Exogenous MDPs (Exo-MDPs) capture sequential decision-making where uncertainty comes solely from exogenous inputs that evolve independently of the learner's actions. This structure is especially common in operations research applications such as inventory control, energy storage, and resource allocation, where exogenous randomness (e.g., demand, arrivals, or prices) drives system behavior. Despite decades of empirical evidence that greedy, exploitation-only methods work remarkably well in these settings, theory has lagged behind: all existing regret guarantees for Exo-MDPs rely on explicit exploration or tabular assumptions. We show that exploration is unnecessary. We propose Pure Exploitation Learning (PEL) and prove the first general finite-sample regret bounds for exploitation-only algorithms in Exo-MDPs. In the tabular case, PEL achieves $\widetilde{O}(H^2|Ξ|\sqrt{K})$. For large, continuous endogenous state spaces, we introduce LSVI-PE, a simple linear-approximation method whose regret is polynomial in the feature dimension, exogenous state space, and horizon, independent of the endogenous state and action spaces. Our analysis introduces two new tools: counterfactual trajectories and Bellman-closed feature transport, which together allow greedy policies to have accurate value estimates without optimism. Experiments on synthetic and resource-management tasks show that PEL consistently outperforming baselines. Overall, our results overturn the conventional wisdom that exploration is required, demonstrating that in Exo-MDPs, pure exploitation is enough.

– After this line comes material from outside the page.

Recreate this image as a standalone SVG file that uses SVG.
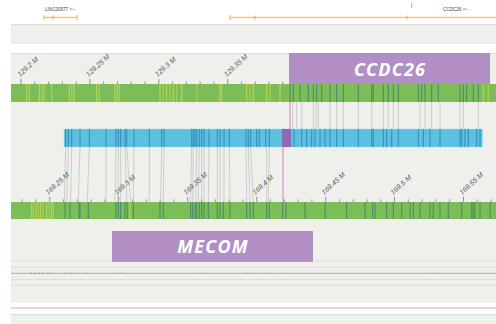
<svg xmlns="http://www.w3.org/2000/svg" width="496" height="324" viewBox="0 0 496 324">
<style>
.bg{fill:#efefeb}
.sep{stroke:#dcdcd8;stroke-width:1;fill:none}
.gene{stroke:#f6c27c;stroke-width:1.4;fill:none}
.gtick{stroke:#f0a850;stroke-width:1;fill:none}
.glab{font-family:"Liberation Sans",Arial,sans-serif;font-size:4.6px;fill:#444}
.tick{stroke:#7a7a7a;stroke-width:0.8;fill:none}
.tlab{font-family:"Liberation Sans",Arial,sans-serif;font-size:7px;font-style:italic;fill:#5a5a5a}
.green{fill:#7dbd57}
.blue{fill:#5cc0e0;stroke:#9fdcef;stroke-width:0.6}
.ys{stroke:#bdd54c;stroke-width:1.1;fill:none}
.ys2{stroke:#a6cd50;stroke-width:1.4;fill:none}
.ds{stroke:#3f7d6e;stroke-width:1;fill:none;opacity:0.85}
.bs{stroke:#2d7fb2;stroke-width:1;fill:none;opacity:0.85}
.conn{stroke:#c4c4c2;stroke-width:0.8;fill:none}
.pink{stroke:#e277b8;stroke-width:1;fill:none}
.node{fill:#b18fc5}
.ntxt{font-family:"Open Sans","Liberation Sans",sans-serif;font-size:18px;font-weight:bold;font-style:italic;fill:#ffffff;text-anchor:middle;letter-spacing:1.2px}
</style>
<rect x="0" y="0" width="496" height="324" fill="#ffffff"/>

<g id="gene-track">
  <text class="glab" x="45" y="11">LINC00977 &lt;--</text>
  <path class="gene" d="M44 17.5H77"/>
  <path class="gtick" d="M44 15v5M53 15.5v4M77 15v5" />
  <path class="gene" d="M230 17.5H496"/>
  <path class="gtick" d="M230 15v5M255 15.5v4M407 15.5v4M411.7 3v5"/>
  <text class="glab" x="443" y="11">CCDC26 &lt;--</text>
</g>

<g id="bands">
  <rect class="bg" x="11" y="24" width="485" height="19"/>
  <path class="sep" d="M11 24.5H496M11 43H496"/>
  <rect class="bg" x="11" y="53" width="485" height="250"/>
  <path class="sep" d="M11 53.5H496"/>
  <rect x="11" y="303" width="485" height="11.5" fill="#ffffff"/>
  <path d="M11 308H496" stroke="#f0a2a2" stroke-width="1.2"/>
  <path class="sep" d="M11 314.5H496"/>
  <rect class="bg" x="11" y="315" width="485" height="9"/>
  <path d="M11 261H496M11 267.3H496M11 279.3H496M11 285.3H496" stroke="#dfdfdb" stroke-width="1.2"/>
  <path d="M11 273.3H496" stroke="#7fcf6e" stroke-width="1"/>
  <path d="M30 273.3h2M34 273.3h2M38 273.3h1.5M42 273.3h2M47 273.3h2M51 273.3h1.5M65 273.3h1.5M70 273.3h1.5M77 273.3h1.5M87 273.3h1.5M117 273.3h1.5M122 273.3h1.5M193 273.3h1M203 273.3h1M247 273.3h1M250 273.3h1M257 273.3h1M268 273.3h1M286 273.3h1M429 273.3h1M436 273.3h1" stroke="#d98a80" stroke-width="1.2"/>
</g>

<g id="axis-top">
  <path class="tick" d="M21 79v5M34.8 81.5v2.5M48.6 81.5v2.5M62.3 81.5v2.5M76.1 81.5v2.5M89.9 79v5M103.7 81.5v2.5M117.5 81.5v2.5M131.2 81.5v2.5M145 81.5v2.5M158.8 79v5M172.6 81.5v2.5M186.4 81.5v2.5M200.1 81.5v2.5M213.9 81.5v2.5M227.7 79v5M241.5 81.5v2.5M255.3 81.5v2.5M269 81.5v2.5M282.8 81.5v2.5"/>
  <text class="tlab" transform="translate(20 77) rotate(-42)">129.2 M</text>
  <text class="tlab" transform="translate(88.5 77) rotate(-42)">129.25 M</text>
  <text class="tlab" transform="translate(157.5 77) rotate(-42)">129.3 M</text>
  <text class="tlab" transform="translate(226.5 77) rotate(-42)">129.35 M</text>
</g>

<g id="track-ccdc26-region">
  <rect class="green" x="11" y="84" width="485" height="18"/>
  <path class="ys" d="M26.7 84v18M29.3 84v18M39.3 84v18M44 84v18M69.3 84v18M74 84v18M96.7 84v18M115 84v18M117.3 84v18M160 84v18M166.7 84v18M173.3 84v18M181.7 84v18M220 84v18M246.7 84v18M253.3 84v18M266.7 84v18M280 84v18M483.3 84v18"/>
  <path class="ys2" d="M41.7 84v18M51.7 84v18M71.7 84v18M99.3 84v18M119.3 84v18M163.3 84v18M170 84v18M176.7 84v18M196.7 84v18M221.7 84v18M250 84v18M270 84v18M488.3 84v18"/>
  <path class="ds" d="M290 84v18M293.3 84v18M300 84v18M308.3 84v18M313.3 84v18M316.7 84v18M321.7 84v18M330 84v18M336.7 84v18M343.3 84v18M358.3 84v18M371.7 84v18M373.3 84v18M383.3 84v18M388.3 84v18M393.3 84v18M398.3 84v18M418.3 84v18M421.7 84v18M425 84v18M431.7 84v18M438.3 84v18M460 84v18M463.3 84v18M466.7 84v18M473.3 84v18M478.3 84v18"/>
</g>

<g id="connectors">
  <path class="conn" d="M292.7 102v27M296.7 102v27M301.7 102v27M313.3 102v27M316 102v27M318.3 102v27M330 102v27M336.7 102v27M343.3 102v27M358.3 102v27M371.7 102v27M383.3 102v27M388.3 102v27M393.3 102v27M398.3 102v27M420 102v27M425 102v27M431.7 102v27M440 102v27M460 102v27M463.3 102v27M478.3 102v27"/>
  <path class="conn" d="M65.7 147L64.3 202M68.3 147L66.7 202M71.7 147L70.7 202M80 147L78.3 202M89.3 147L87.3 202M106 147L106 202M116 147L115 202M118.3 147L118 202M120.7 147L120.7 202M125 147L126.7 202M126.7 147L130.7 202M134 147L133.3 202M149.3 147L149.3 202M161.7 147L160.7 202M164 147L163.3 202M191.7 147L190.7 202M193.3 147L192.7 202M196.7 147L196 202M199.3 147L198.3 202M201.7 147L201.7 202M204 147L204 202M209 147L208.3 202M217.3 147L217.3 202M220 147L220 202M224 147L224 202M229.3 147L230 202M246 147L246.7 202M248.3 147L250 202M250.7 147L253.3 202M266.7 147L266.7 202M269.3 147L268.3 202"/>
  <path class="pink" d="M290 102v27M283 147v55"/>
</g>

<g id="track-blue">
  <rect class="blue" x="64" y="129" width="418.5" height="18"/>
  <path class="bs" d="M65.7 129v18M68.3 129v18M71.7 129v18M80 129v18M89.3 129v18M106 129v18M116 129v18M118.3 129v18M120.7 129v18M125 129v18M126.7 129v18M134 129v18M149.3 129v18M161.7 129v18M164 129v18M191.7 129v18M193.3 129v18M195 129v18M196.7 129v18M199.3 129v18M201.7 129v18M204 129v18M209 129v18M217.3 129v18M220 129v18M224 129v18M229.3 129v18M246 129v18M248.3 129v18M250.7 129v18M256.7 129v18M259.3 129v18M265.7 129v18M269.3 129v18M294 129v18M301.7 129v18M306.7 129v18M311.7 129v18M315 129v18M320 129v18M325 129v18M330 129v18M336.7 129v18M343.3 129v18M358.3 129v18M371.7 129v18M373.3 129v18M383.3 129v18M386.7 129v18M391.7 129v18M398.3 129v18M418.3 129v18M423.3 129v18M430 129v18M440 129v18M460 129v18M461.7 129v18M465 129v18M468.3 129v18M476.7 129v18M480 129v18"/>
  <rect x="282" y="129" width="9" height="18" fill="#8e69b4"/>
</g>

<g id="axis-bottom">
  <path class="tick" d="M22.1 199.3v2.5M35.9 199.3v2.5M49.7 196.7v5M63.5 199.3v2.5M77.3 199.3v2.5M91.1 199.3v2.5M104.9 199.3v2.5M118.7 196.7v5M132.5 199.3v2.5M146.3 199.3v2.5M160.1 199.3v2.5M173.9 199.3v2.5M187.7 196.7v5M201.5 199.3v2.5M215.3 199.3v2.5M229.1 199.3v2.5M242.9 199.3v2.5M256.7 196.7v5M270.5 199.3v2.5M284.3 199.3v2.5M298.1 199.3v2.5M311.9 199.3v2.5M325.7 196.7v5M339.5 199.3v2.5M353.3 199.3v2.5M367.1 199.3v2.5M380.9 199.3v2.5M394.5 196.7v5M408.3 199.3v2.5M422.1 199.3v2.5M435.9 199.3v2.5M449.7 199.3v2.5M463.5 196.7v5M477.3 199.3v2.5M491.1 199.3v2.5"/>
  <text class="tlab" transform="translate(48 195) rotate(-42)">169.25 M</text>
  <text class="tlab" transform="translate(117 195) rotate(-42)">169.3 M</text>
  <text class="tlab" transform="translate(186 195) rotate(-42)">169.35 M</text>
  <text class="tlab" transform="translate(255 195) rotate(-42)">169.4 M</text>
  <text class="tlab" transform="translate(324 195) rotate(-42)">169.45 M</text>
  <text class="tlab" transform="translate(393 195) rotate(-42)">169.5 M</text>
  <text class="tlab" transform="translate(462 195) rotate(-42)">169.55 M</text>
</g>

<g id="track-mecom-region">
  <rect class="green" x="11" y="202" width="485" height="17"/>
  <path class="ys" d="M31.7 202v17M36 202v17M40.7 202v17M46.7 202v17M51.7 202v17M130 202v17"/>
  <path class="ys2" d="M33.3 202v17M38.3 202v17M43.3 202v17M49.3 202v17M53.3 202v17"/>
  <path class="ds" d="M65 202v17M70 202v17M79 202v17M80 202v17M88.3 202v17M116 202v17M118.3 202v17M120.7 202v17M125 202v17M127.3 202v17M133.3 202v17M160 202v17M163.3 202v17M190.7 202v17M192.7 202v17M195 202v17M196.7 202v17M199.3 202v17M201.7 202v17M204 202v17M208.3 202v17M217.3 202v17M220 202v17M223.3 202v17M230 202v17M246.7 202v17M250 202v17M253.3 202v17M266.7 202v17M269.3 202v17M282.7 202v17M286 202v17M305 202v17M325 202v17M346.7 202v17M365 202v17M372.7 202v17M375 202v17M386.7 202v17M393.3 202v17M401.7 202v17M410 202v17M413.3 202v17M420 202v17M430 202v17M433.3 202v17M440 202v17M448.3 202v17M461.7 202v17M471.7 202v17M473.3 202v17M475 202v17M480 202v17M490 202v17"/>
</g>

<g id="node-ccdc26">
  <rect class="node" x="289" y="53" width="201" height="31"/>
  <text class="ntxt" x="390" y="76">CCDC26</text>
</g>

<g id="node-mecom">
  <rect class="node" x="112" y="231" width="201" height="31"/>
  <text class="ntxt" x="213" y="253">MECOM</text>
</g>
</svg>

翻译：外生马尔可夫决策过程（Exo-MDPs）刻画了不确定性完全源于外生输入、且这些输入独立于学习者行动而演化的序列决策问题。这一结构在运筹学应用中尤为常见，例如库存控制、储能管理与资源分配，其中外生随机性（如需求、到达过程或价格）驱动着系统行为。尽管数十年的实证证据表明，在这些场景中纯贪心的仅利用方法表现非常出色，但相关理论却一直滞后：现有所有关于Exo-MDP的遗憾界分析均依赖于显式探索或表格化假设。本文证明探索是不必要的。我们提出了纯利用学习（PEL）方法，并首次为Exo-MDP中仅利用算法建立了通用的有限样本遗憾界。在表格化情形下，PEL达到$\widetilde{O}(H^2|Ξ|\sqrt{K})$的遗憾界。针对大规模连续内生状态空间，我们提出了LSVI-PE——一种简单的线性逼近方法，其遗憾界在特征维度、外生状态空间与时间跨度上呈多项式关系，且与内生状态空间及行动空间无关。我们的分析引入了两种新工具：反事实轨迹与贝尔曼闭包特征迁移，二者共同使得贪心策略能在无需乐观估计的情况下获得准确的价值评估。在合成任务与资源管理任务上的实验表明，PEL始终优于基线方法。总体而言，我们的研究颠覆了“必须进行探索”的传统认知，证明了在Exo-MDP中，纯利用策略已足够。